Please copy the lines below exactly, from the first one through the line showing "(0,0) rectangle (1000,563);".

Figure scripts
---*---

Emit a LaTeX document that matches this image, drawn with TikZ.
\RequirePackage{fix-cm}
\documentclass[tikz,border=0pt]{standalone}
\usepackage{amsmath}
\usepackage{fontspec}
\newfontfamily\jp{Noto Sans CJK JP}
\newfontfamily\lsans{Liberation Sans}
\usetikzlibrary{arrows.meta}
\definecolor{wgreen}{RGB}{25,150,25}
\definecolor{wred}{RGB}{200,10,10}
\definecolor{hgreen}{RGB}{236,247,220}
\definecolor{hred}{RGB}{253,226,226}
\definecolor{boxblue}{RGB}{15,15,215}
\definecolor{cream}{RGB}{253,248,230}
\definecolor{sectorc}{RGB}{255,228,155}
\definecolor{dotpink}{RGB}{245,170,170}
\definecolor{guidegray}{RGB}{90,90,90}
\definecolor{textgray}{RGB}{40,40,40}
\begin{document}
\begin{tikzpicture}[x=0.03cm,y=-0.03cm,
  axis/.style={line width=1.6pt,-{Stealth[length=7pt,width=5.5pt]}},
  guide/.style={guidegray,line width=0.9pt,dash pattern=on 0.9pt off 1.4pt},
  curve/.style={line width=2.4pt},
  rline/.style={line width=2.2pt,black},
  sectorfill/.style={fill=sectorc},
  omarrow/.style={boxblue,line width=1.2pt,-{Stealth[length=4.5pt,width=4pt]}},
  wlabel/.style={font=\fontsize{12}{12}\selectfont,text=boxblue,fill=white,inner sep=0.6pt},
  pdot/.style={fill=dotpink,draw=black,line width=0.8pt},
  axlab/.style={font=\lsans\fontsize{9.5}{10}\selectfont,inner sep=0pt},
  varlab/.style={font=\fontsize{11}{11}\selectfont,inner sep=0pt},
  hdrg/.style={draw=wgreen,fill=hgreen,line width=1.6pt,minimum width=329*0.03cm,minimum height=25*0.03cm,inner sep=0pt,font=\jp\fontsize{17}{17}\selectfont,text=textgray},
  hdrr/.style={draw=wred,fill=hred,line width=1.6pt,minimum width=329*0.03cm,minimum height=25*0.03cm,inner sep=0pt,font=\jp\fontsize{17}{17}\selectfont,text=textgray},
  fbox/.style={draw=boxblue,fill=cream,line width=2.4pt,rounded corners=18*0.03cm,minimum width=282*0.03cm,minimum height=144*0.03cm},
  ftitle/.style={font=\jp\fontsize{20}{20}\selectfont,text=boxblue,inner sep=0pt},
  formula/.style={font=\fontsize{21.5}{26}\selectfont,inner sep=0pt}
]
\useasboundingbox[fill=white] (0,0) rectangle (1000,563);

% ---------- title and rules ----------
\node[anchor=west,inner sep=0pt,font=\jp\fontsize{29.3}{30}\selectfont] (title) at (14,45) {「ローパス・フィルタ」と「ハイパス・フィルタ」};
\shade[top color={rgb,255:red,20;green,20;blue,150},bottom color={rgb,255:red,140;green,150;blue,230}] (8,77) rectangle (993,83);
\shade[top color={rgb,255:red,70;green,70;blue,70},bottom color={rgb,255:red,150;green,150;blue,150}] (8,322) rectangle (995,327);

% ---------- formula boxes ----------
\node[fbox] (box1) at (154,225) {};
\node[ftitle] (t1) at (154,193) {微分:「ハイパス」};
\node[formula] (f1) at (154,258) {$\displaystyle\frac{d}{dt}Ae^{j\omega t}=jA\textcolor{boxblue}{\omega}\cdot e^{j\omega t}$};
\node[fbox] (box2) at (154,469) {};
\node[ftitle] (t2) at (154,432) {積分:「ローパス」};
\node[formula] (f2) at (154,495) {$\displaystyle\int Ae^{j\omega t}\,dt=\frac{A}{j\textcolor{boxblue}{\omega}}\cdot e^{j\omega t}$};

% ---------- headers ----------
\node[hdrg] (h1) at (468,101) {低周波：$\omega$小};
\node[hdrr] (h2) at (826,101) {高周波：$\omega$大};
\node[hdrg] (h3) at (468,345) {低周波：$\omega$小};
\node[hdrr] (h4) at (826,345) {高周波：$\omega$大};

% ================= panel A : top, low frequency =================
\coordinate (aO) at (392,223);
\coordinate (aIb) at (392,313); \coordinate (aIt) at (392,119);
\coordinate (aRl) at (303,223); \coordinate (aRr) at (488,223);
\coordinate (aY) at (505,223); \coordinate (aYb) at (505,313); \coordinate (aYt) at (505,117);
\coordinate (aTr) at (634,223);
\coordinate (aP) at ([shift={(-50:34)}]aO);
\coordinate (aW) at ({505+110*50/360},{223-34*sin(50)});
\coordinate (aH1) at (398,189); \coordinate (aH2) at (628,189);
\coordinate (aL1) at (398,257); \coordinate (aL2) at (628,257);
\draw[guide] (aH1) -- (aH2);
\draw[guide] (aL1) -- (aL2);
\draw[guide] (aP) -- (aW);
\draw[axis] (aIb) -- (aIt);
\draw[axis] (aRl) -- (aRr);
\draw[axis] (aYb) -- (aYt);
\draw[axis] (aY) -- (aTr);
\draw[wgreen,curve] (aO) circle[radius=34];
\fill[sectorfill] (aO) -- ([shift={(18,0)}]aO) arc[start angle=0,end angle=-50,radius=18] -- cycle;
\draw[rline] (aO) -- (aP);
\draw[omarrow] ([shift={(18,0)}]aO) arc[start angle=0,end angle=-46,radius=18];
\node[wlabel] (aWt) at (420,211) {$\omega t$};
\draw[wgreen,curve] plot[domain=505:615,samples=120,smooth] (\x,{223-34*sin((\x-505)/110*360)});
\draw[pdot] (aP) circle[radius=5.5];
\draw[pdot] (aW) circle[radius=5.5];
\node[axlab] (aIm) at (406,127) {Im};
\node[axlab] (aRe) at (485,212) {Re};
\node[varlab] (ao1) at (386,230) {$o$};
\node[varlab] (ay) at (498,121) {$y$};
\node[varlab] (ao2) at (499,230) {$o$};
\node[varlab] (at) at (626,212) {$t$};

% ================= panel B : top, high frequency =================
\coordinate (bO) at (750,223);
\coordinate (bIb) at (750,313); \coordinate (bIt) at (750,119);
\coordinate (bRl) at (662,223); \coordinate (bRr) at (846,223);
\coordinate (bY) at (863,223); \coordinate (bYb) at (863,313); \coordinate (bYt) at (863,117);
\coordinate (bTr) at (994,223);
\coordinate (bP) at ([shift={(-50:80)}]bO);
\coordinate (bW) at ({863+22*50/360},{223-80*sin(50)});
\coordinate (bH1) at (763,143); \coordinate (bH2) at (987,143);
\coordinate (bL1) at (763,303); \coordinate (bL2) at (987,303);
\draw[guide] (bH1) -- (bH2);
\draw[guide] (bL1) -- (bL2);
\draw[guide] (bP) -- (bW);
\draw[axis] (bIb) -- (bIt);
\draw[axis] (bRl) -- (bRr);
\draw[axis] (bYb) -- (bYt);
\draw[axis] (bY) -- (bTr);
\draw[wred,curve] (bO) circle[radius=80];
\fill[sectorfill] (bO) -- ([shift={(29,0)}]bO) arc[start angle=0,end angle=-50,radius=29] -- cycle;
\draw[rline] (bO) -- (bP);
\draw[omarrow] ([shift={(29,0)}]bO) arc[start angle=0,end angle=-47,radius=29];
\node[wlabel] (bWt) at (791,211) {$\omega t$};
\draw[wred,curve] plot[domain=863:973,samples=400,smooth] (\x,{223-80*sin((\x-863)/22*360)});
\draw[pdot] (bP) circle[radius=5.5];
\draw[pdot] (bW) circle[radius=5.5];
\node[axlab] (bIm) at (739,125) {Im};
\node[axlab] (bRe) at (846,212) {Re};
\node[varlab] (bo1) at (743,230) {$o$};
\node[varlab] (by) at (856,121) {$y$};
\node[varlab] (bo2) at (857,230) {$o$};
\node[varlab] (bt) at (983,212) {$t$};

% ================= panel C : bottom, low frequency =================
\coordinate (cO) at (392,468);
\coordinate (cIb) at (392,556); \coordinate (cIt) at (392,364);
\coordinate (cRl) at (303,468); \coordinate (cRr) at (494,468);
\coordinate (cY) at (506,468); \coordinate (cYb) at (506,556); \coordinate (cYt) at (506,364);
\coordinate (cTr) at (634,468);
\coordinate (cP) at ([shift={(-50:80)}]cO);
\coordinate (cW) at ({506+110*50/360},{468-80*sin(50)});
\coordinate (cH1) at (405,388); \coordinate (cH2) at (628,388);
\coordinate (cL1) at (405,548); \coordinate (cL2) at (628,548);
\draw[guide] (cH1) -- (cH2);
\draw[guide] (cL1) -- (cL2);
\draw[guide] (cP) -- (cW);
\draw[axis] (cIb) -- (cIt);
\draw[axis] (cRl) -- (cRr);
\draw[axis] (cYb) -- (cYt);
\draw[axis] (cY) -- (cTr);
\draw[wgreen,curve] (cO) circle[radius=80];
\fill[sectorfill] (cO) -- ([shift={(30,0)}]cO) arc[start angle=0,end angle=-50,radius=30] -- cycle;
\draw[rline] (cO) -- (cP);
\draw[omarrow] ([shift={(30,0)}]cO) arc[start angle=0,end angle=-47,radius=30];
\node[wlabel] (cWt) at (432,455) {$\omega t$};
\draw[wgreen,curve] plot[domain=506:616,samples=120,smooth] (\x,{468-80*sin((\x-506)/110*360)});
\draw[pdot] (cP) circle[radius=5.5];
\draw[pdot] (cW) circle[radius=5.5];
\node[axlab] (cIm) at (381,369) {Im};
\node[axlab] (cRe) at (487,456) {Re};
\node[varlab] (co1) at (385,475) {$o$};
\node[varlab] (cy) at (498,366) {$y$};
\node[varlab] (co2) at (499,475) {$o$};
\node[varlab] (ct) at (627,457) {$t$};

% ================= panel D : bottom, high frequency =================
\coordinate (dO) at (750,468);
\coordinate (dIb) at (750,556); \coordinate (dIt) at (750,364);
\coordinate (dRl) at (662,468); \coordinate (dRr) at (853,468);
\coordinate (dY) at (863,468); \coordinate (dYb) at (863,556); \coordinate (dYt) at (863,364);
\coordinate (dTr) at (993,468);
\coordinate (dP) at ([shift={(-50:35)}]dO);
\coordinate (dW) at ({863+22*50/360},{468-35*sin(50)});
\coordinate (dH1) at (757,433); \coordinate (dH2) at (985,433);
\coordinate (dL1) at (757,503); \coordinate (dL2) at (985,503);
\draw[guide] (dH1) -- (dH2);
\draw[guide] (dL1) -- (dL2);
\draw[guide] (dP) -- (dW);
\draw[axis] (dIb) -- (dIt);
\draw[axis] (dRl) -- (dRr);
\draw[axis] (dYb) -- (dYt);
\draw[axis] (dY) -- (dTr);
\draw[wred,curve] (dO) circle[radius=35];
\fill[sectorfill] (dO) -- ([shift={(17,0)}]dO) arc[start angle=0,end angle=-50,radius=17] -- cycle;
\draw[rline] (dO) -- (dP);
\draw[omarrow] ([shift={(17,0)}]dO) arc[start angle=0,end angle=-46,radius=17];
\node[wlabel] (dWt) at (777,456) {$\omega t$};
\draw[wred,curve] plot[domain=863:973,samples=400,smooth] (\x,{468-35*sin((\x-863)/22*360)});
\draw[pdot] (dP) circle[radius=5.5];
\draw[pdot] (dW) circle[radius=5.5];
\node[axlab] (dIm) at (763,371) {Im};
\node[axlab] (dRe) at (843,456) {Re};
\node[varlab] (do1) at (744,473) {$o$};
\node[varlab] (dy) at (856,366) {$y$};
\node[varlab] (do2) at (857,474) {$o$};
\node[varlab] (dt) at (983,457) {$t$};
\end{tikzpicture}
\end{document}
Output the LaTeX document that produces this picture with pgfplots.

---*---

### Result of this exercise:
Emit a LaTeX document that matches this image, drawn with TikZ.
\RequirePackage{fix-cm}
\documentclass[tikz,border=0pt]{standalone}
\usepackage{amsmath}
\usepackage{fontspec}
\newfontfamily\jp{Noto Sans CJK JP}
\newfontfamily\lsans{Liberation Sans}
\usetikzlibrary{arrows.meta}
\definecolor{wgreen}{RGB}{25,150,25}
\definecolor{wred}{RGB}{200,10,10}
\definecolor{hgreen}{RGB}{236,247,220}
\definecolor{hred}{RGB}{253,226,226}
\definecolor{boxblue}{RGB}{15,15,215}
\definecolor{cream}{RGB}{253,248,230}
\definecolor{sectorc}{RGB}{255,228,155}
\definecolor{dotpink}{RGB}{245,170,170}
\definecolor{guidegray}{RGB}{90,90,90}
\definecolor{textgray}{RGB}{40,40,40}
\begin{document}
\begin{tikzpicture}[x=0.03cm,y=-0.03cm,
  axis/.style={line width=1.6pt,-{Stealth[length=7pt,width=5.5pt]}},
  guide/.style={guidegray,line width=0.9pt,dash pattern=on 0.9pt off 1.4pt},
  curve/.style={line width=2.4pt},
  rline/.style={line width=2.2pt,black},
  sectorfill/.style={fill=sectorc},
  omarrow/.style={boxblue,line width=1.2pt,-{Stealth[length=4.5pt,width=4pt]}},
  wlabel/.style={font=\fontsize{12}{12}\selectfont,text=boxblue,fill=white,inner sep=0.6pt},
  pdot/.style={fill=dotpink,draw=black,line width=0.8pt},
  axlab/.style={font=\lsans\fontsize{9.5}{10}\selectfont,inner sep=0pt},
  varlab/.style={font=\fontsize{11}{11}\selectfont,inner sep=0pt},
  hdrg/.style={draw=wgreen,fill=hgreen,line width=1.6pt,minimum width=329*0.03cm,minimum height=25*0.03cm,inner sep=0pt,font=\jp\fontsize{17}{17}\selectfont,text=textgray},
  hdrr/.style={draw=wred,fill=hred,line width=1.6pt,minimum width=329*0.03cm,minimum height=25*0.03cm,inner sep=0pt,font=\jp\fontsize{17}{17}\selectfont,text=textgray},
  fbox/.style={draw=boxblue,fill=cream,line width=2.4pt,rounded corners=18*0.03cm,minimum width=282*0.03cm,minimum height=144*0.03cm},
  ftitle/.style={font=\jp\fontsize{20}{20}\selectfont,text=boxblue,inner sep=0pt},
  formula/.style={font=\fontsize{21.5}{26}\selectfont,inner sep=0pt}
]
\useasboundingbox[fill=white] (0,0) rectangle (1000,563);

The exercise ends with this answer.